Rows from a dataset of charts and code:
■ ■ ■ ■ ■
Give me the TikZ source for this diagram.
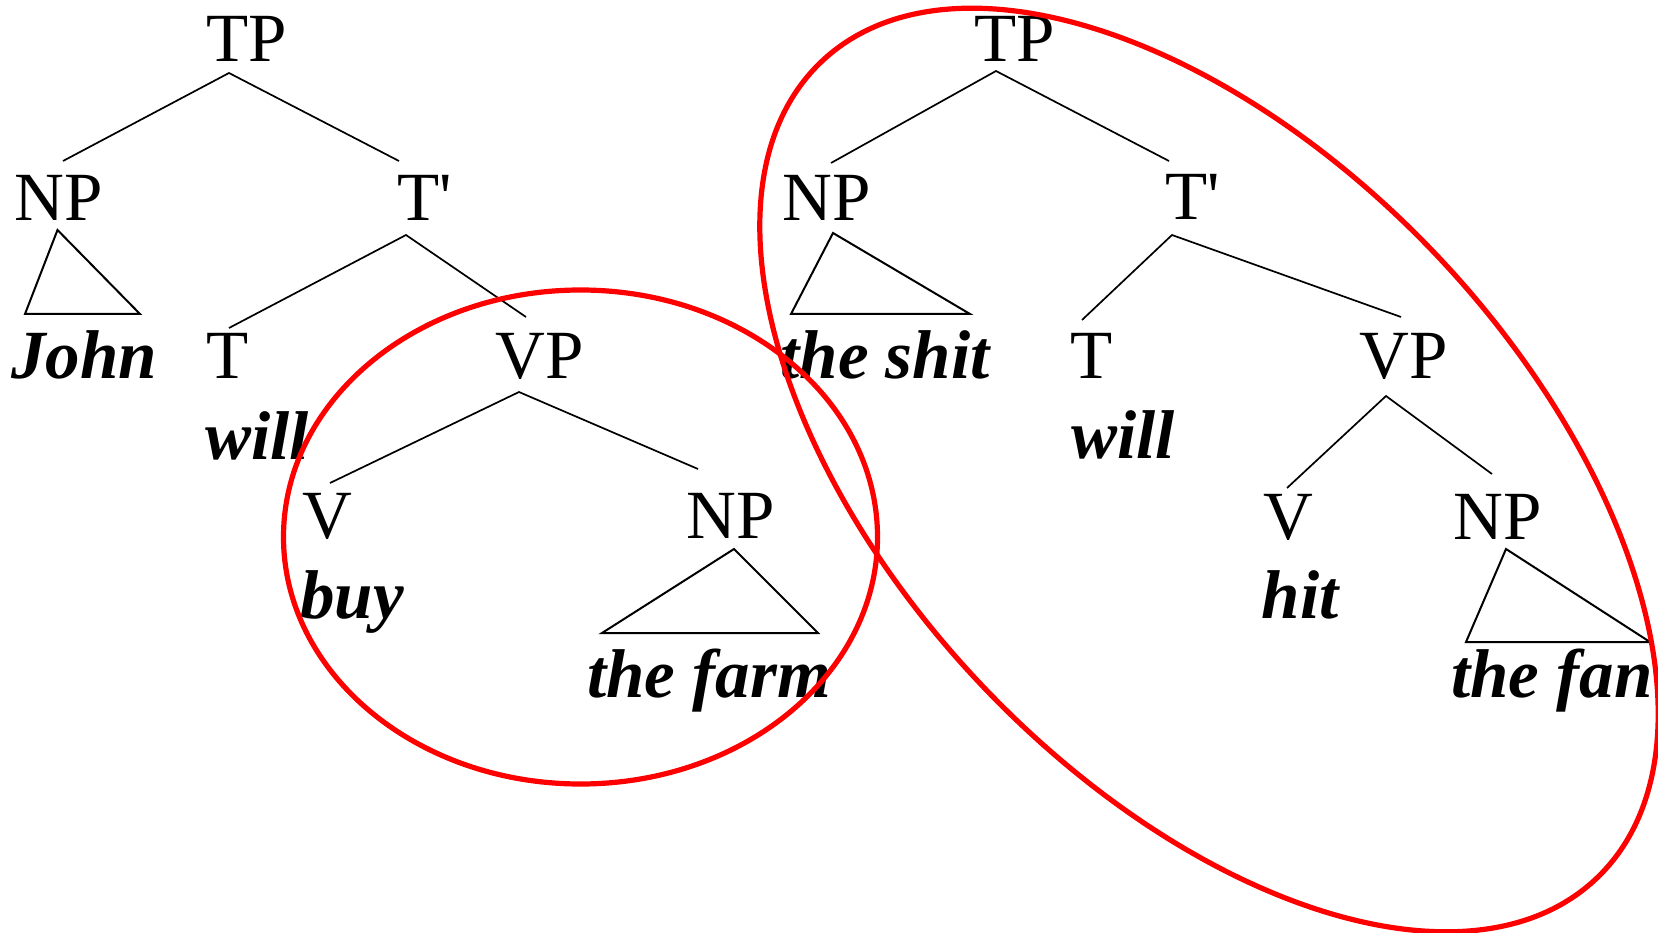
\documentclass[tikz,border=0pt]{standalone}
\usepackage{fontspec}
\setmainfont{Liberation Serif}[Ligatures=TeXOff]
\begin{document}
\begin{tikzpicture}[x=1pt,y=-1pt,
  lab/.style={anchor=base, inner sep=0pt, font=\fontsize{69}{80}\selectfont},
  word/.style={anchor=base, inner sep=0pt, font=\fontsize{69}{80}\selectfont\bfseries\itshape},
  branch/.style={line width=1.7pt},
  tri/.style={line width=2pt, line join=miter},
  ring/.style={draw=red, line width=5.2pt}]
\useasboundingbox (0,0) rectangle (1658,933);

% ---------- left tree ----------
\node[lab] (TPa) at (247,62) {TP};
\node[lab] (NPa) at (59,221) {NP};
\node[lab] (TBa) at (425,221) {T'};
\node[word] (john) at (84,379) {John};
\node[lab] (Ta) at (228,379) {T};
\node[word] (willa) at (257,459) {will};
\node[lab] (VPa) at (540,378) {VP};
\node[lab] (Va) at (327,538) {V};
\node[word] (buy) at (352,618) {buy};
\node[lab] (NPb) at (731,538) {NP};
\node[word] (farm) at (709,697) {the farm};

\coordinate (tpaj) at (229,73);
\coordinate (npat) at (63,161);
\coordinate (tbat) at (399,161);
\coordinate (npa1) at (57.5,230);
\coordinate (npa2) at (25,314);
\coordinate (npa3) at (140,314);
\coordinate (tbaj) at (406,235);
\coordinate (tat) at (229,328);
\coordinate (vpat) at (526,317);
\coordinate (vpaj) at (519,392);
\coordinate (vat) at (330,483);
\coordinate (npbt) at (698,469);
\coordinate (npb1) at (734,549);
\coordinate (npb2) at (602,633);
\coordinate (npb3) at (818,633);

\draw[branch] (npat) -- (tpaj) -- (tbat);
\draw[tri] (npa1) -- (npa2) -- (npa3) -- cycle;
\draw[branch] (tat) -- (tbaj) -- (vpat);
\draw[branch] (vat) -- (vpaj) -- (npbt);
\draw[tri] (npb1) -- (npb2) -- (npb3) -- cycle;

% ---------- right tree ----------
\node[lab] (TPc) at (1015,62) {TP};
\node[lab] (NPc) at (827,221) {NP};
\node[lab] (TBc) at (1193,220) {T'};
\node[word] (shit) at (885,379) {the shit};
\node[lab] (Tc) at (1092,379) {T};
\node[word] (willc) at (1123,458) {will};
\node[lab] (VPc) at (1404,379) {VP};
\node[lab] (Vc) at (1288,539) {V};
\node[word] (hit) at (1300,618) {hit};
\node[lab] (NPd) at (1498,539) {NP};
\node[word] (fan) at (1552,697) {the fan};

\coordinate (tpcj) at (996,71);
\coordinate (npct) at (831,163);
\coordinate (tbct) at (1169,161);
\coordinate (npc1) at (833,233);
\coordinate (npc2) at (791,314);
\coordinate (npc3) at (970,314);
\coordinate (tbcj) at (1172,235);
\coordinate (tct) at (1082,320);
\coordinate (vpct) at (1401,317);
\coordinate (vpcj) at (1386,396);
\coordinate (vct) at (1287,488);
\coordinate (npdt) at (1492,474);
\coordinate (npd1) at (1506,549);
\coordinate (npd2) at (1466,642);
\coordinate (npd3) at (1650,642);

\draw[branch] (npct) -- (tpcj) -- (tbct);
\draw[tri] (npc1) -- (npc2) -- (npc3) -- cycle;
\draw[branch] (tct) -- (tbcj) -- (vpct);
\draw[branch] (vct) -- (vpcj) -- (npdt);
\draw[tri] (npd1) -- (npd2) -- (npd3) -- cycle;

% ---------- red ellipses ----------
\coordinate (smallc) at (580.5,537);
\coordinate (bigc) at (1209,470);
\draw[ring] (smallc) ellipse [x radius=297, y radius=247];
\draw[ring, rotate around={-46.5:(bigc)}] (bigc) ellipse [x radius=563, y radius=313];
\end{tikzpicture}
\end{document}
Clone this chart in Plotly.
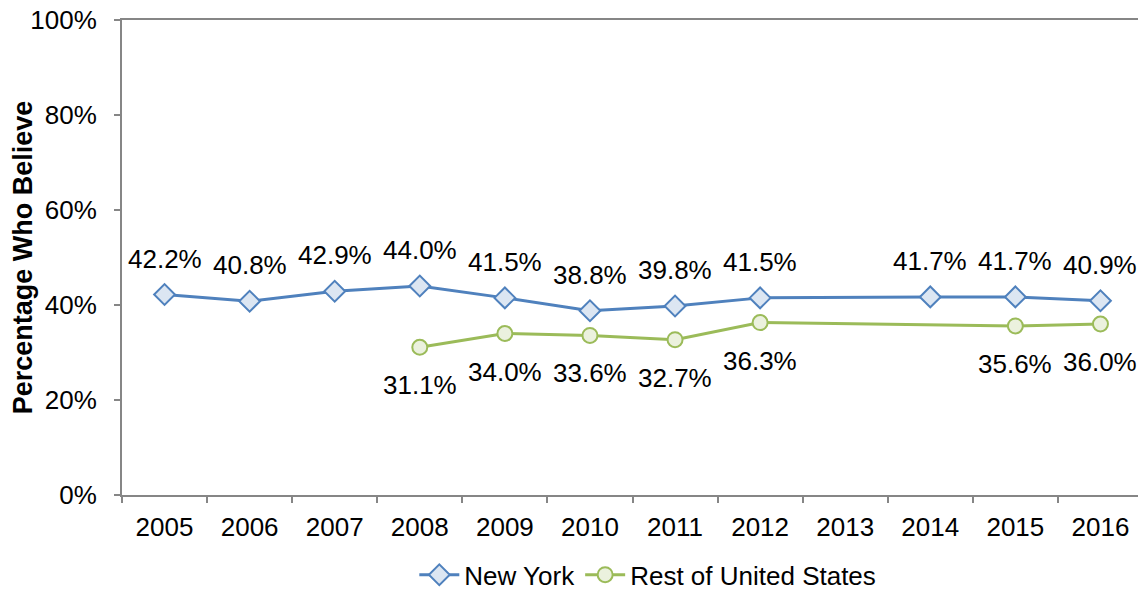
import plotly.graph_objects as go

years = ["2005", "2006", "2007", "2008", "2009", "2010", "2011", "2012", "2013", "2014", "2015", "2016"]
new_york = [42.2, 40.8, 42.9, 44.0, 41.5, 38.8, 39.8, 41.5, None, 41.7, 41.7, 40.9]
rest_us = [None, None, None, 31.1, 34.0, 33.6, 32.7, 36.3, None, None, 35.6, 36.0]
y_ticks = [0, 20, 40, 60, 80, 100]
y_tick_labels = ["0%", "20%", "40%", "60%", "80%", "100%"]

BLUE = "#4F81BD"
BLUE_FILL = "#DCE6F2"
GREEN = "#9BBB59"
GREEN_FILL = "#EBF1DE"
AXIS = "#868686"
FONT = "Liberation Sans, Arial, sans-serif"

# the page body has an 8px margin; plot margins compensate for it
fig = go.Figure()
fig.add_trace(go.Scatter(
    x=years, y=new_york, name="New York", mode="lines+markers", connectgaps=True,
    line=dict(color=BLUE, width=3),
    marker=dict(symbol="diamond", size=16, color=BLUE_FILL, line=dict(color=BLUE, width=2)),
))
fig.add_trace(go.Scatter(
    x=years, y=rest_us, name="Rest of United States", mode="lines+markers", connectgaps=True,
    line=dict(color=GREEN, width=3),
    marker=dict(symbol="circle", size=15, color=GREEN_FILL, line=dict(color=GREEN, width=2)),
))

for i, v in enumerate(new_york):
    if v is not None:
        fig.add_annotation(x=i, y=v, text=f"{v:.1f}%", showarrow=False, yshift=36,
                           font=dict(size=26, color="#000000", family=FONT))
for i, v in enumerate(rest_us):
    if v is not None:
        fig.add_annotation(x=i, y=v, text=f"{v:.1f}%", showarrow=False, yshift=-38,
                           font=dict(size=26, color="#000000", family=FONT))

fig.update_layout(
    width=1146, height=589,
    margin=dict(l=114, r=11, t=12, b=102, autoexpand=False),
    paper_bgcolor="white", plot_bgcolor="white",
    font=dict(family=FONT, size=26, color="#000000"),
    showlegend=True,
    legend=dict(orientation="h", x=0.515, xanchor="center", y=-0.168, yanchor="middle",
                font=dict(size=26, family=FONT), itemwidth=40, tracegroupgap=0),
    xaxis=dict(
        type="category", categoryorder="array", categoryarray=years,
        range=[-0.5, len(years) - 0.5], automargin=False,
        showgrid=False, zeroline=False,
        showline=True, linecolor=AXIS, linewidth=2, mirror=True,
        ticks="outside", tickson="boundaries", ticklen=6, tickcolor=AXIS, tickwidth=2,
        tickangle=0, ticklabeloverflow="allow",
        tickfont=dict(size=26, family=FONT), ticklabelstandoff=8,
    ),
    yaxis=dict(
        range=[0, 100], tickvals=y_ticks, ticktext=y_tick_labels, automargin=False,
        showgrid=False, zeroline=False,
        showline=True, linecolor=AXIS, linewidth=2, mirror=True,
        ticks="outside", ticklen=6, tickcolor=AXIS, tickwidth=2,
        ticklabeloverflow="allow",
        tickfont=dict(size=26, family=FONT), ticklabelstandoff=12,
        title=dict(text="<b>Percentage Who Believe</b>", font=dict(size=27, family=FONT), standoff=10),
    ),
)

fig.write_html("out.html")
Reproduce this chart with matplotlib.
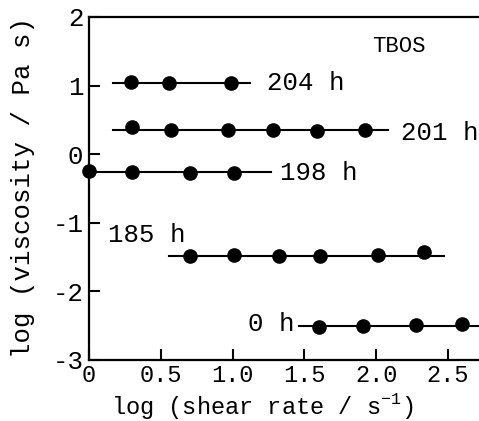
import matplotlib
matplotlib.use("Agg")
import matplotlib.pyplot as plt

plt.rcParams['font.family'] = ['Liberation Mono', 'DejaVu Sans Mono']
plt.rcParams['mathtext.fontset'] = 'custom'
plt.rcParams['mathtext.rm'] = 'Liberation Mono'

x_204 = [0.29, 0.56, 0.99]
y_204 = [1.05, 1.04, 1.04]
line_204 = [0.17, 1.12]

x_201 = [0.30, 0.57, 0.97, 1.28, 1.59, 1.92]
y_201 = [0.39, 0.36, 0.35, 0.35, 0.34, 0.35]
line_201 = [0.17, 2.08]

x_198 = [0.00, 0.30, 0.70, 1.01]
y_198 = [-0.25, -0.26, -0.27, -0.27]
line_198 = [0.00, 1.27]

x_185 = [0.70, 1.01, 1.32, 1.61, 2.01, 2.33]
y_185 = [-1.49, -1.47, -1.48, -1.49, -1.47, -1.43]
line_185 = [0.56, 2.47]

x_0 = [1.60, 1.91, 2.28, 2.60]
y_0 = [-2.52, -2.50, -2.49, -2.48]
line_0 = [1.46, 2.85]

series = [
    ("204 h", x_204, y_204, line_204, 1.04, (1.24, 1.04), 'left'),
    ("201 h", x_201, y_201, line_201, 0.35, (2.17, 0.31), 'left'),
    ("198 h", x_198, y_198, line_198, -0.26, (1.33, -0.27), 'left'),
    ("185 h", x_185, y_185, line_185, -1.48, (0.13, -1.18), 'left'),
    ("0 h", x_0, y_0, line_0, -2.51, (1.43, -2.48), 'right'),
]

x_ticks = [0, 0.5, 1.0, 1.5, 2.0, 2.5]
x_ticklabels = ["0", "0.5", "1.0", "1.5", "2.0", "2.5"]
y_ticks = [-3, -2, -1, 0, 1, 2]
y_ticklabels = ["-3", "-2", "-1", "0", "1", "2"]

FS = 18.5
FS_X = 17

W, H = 479, 421
fig = plt.figure(figsize=(W / 100, H / 100), dpi=100)
left_px, right_px, top_px, bottom_px = 89, 510, 17, 360
ax = fig.add_axes([left_px / W, (H - bottom_px) / H,
                   (right_px - left_px) / W, (bottom_px - top_px) / H])
ax.set_xlim(0, (right_px - left_px) / 143.6)
ax.set_ylim(-3, 1.96)

for name, xs, ys, (l0, l1), yl, (tx, ty), ha in series:
    ax.plot([l0, l1], [yl, yl], color='black', lw=1.5, clip_on=False, zorder=2)
    ax.plot(xs, ys, 'o', color='black', ms=9.5, clip_on=False, zorder=3)
    ax.text(tx, ty, name, fontsize=FS, ha=ha, va='center', color='black')

ax.text(1.97, 1.57, "TBOS", fontsize=16, ha='left', va='center', color='black')

ax.set_xticks(x_ticks)
ax.set_xticklabels(x_ticklabels, fontsize=FS_X)
ax.set_yticks(y_ticks)
ax.set_yticklabels(y_ticklabels, fontsize=FS)
ax.tick_params(direction='in', length=8, width=1.5, pad=4, colors='black')
ax.tick_params(axis='x', pad=3)

for s in ['left', 'bottom', 'top']:
    ax.spines[s].set_linewidth(1.6)
ax.spines['right'].set_visible(False)

ax.set_xlabel(r"log (shear rate / s$^{-1}$)", fontsize=FS_X)
ax.xaxis.set_label_coords((262 - left_px) / (right_px - left_px), -(406 - bottom_px) / (bottom_px - top_px))
ax.xaxis.label.set_va('center')
ax.set_ylabel("log (viscosity / Pa s)", fontsize=FS)
ax.yaxis.set_label_coords(-(left_px - 23) / (right_px - left_px), (bottom_px - 188) / (bottom_px - top_px))
ax.yaxis.label.set_va('center')

fig.savefig("out.png", dpi=100)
■ ■ ■ ■ ■
* Required work: Starting at the top of the listing above, reproduce each line up to and including the one with "(farm) at (709,697)"; omit the pictures.

* Solution to this problem:
Give me the TikZ source for this diagram.
\documentclass[tikz,border=0pt]{standalone}
\usepackage{fontspec}
\setmainfont{Liberation Serif}[Ligatures=TeXOff]
\begin{document}
\begin{tikzpicture}[x=1pt,y=-1pt,
  lab/.style={anchor=base, inner sep=0pt, font=\fontsize{69}{80}\selectfont},
  word/.style={anchor=base, inner sep=0pt, font=\fontsize{69}{80}\selectfont\bfseries\itshape},
  branch/.style={line width=1.7pt},
  tri/.style={line width=2pt, line join=miter},
  ring/.style={draw=red, line width=5.2pt}]
\useasboundingbox (0,0) rectangle (1658,933);

% ---------- left tree ----------
\node[lab] (TPa) at (247,62) {TP};
\node[lab] (NPa) at (59,221) {NP};
\node[lab] (TBa) at (425,221) {T'};
\node[word] (john) at (84,379) {John};
\node[lab] (Ta) at (228,379) {T};
\node[word] (willa) at (257,459) {will};
\node[lab] (VPa) at (540,378) {VP};
\node[lab] (Va) at (327,538) {V};
\node[word] (buy) at (352,618) {buy};
\node[lab] (NPb) at (731,538) {NP};
\node[word] (farm) at (709,697) {the farm};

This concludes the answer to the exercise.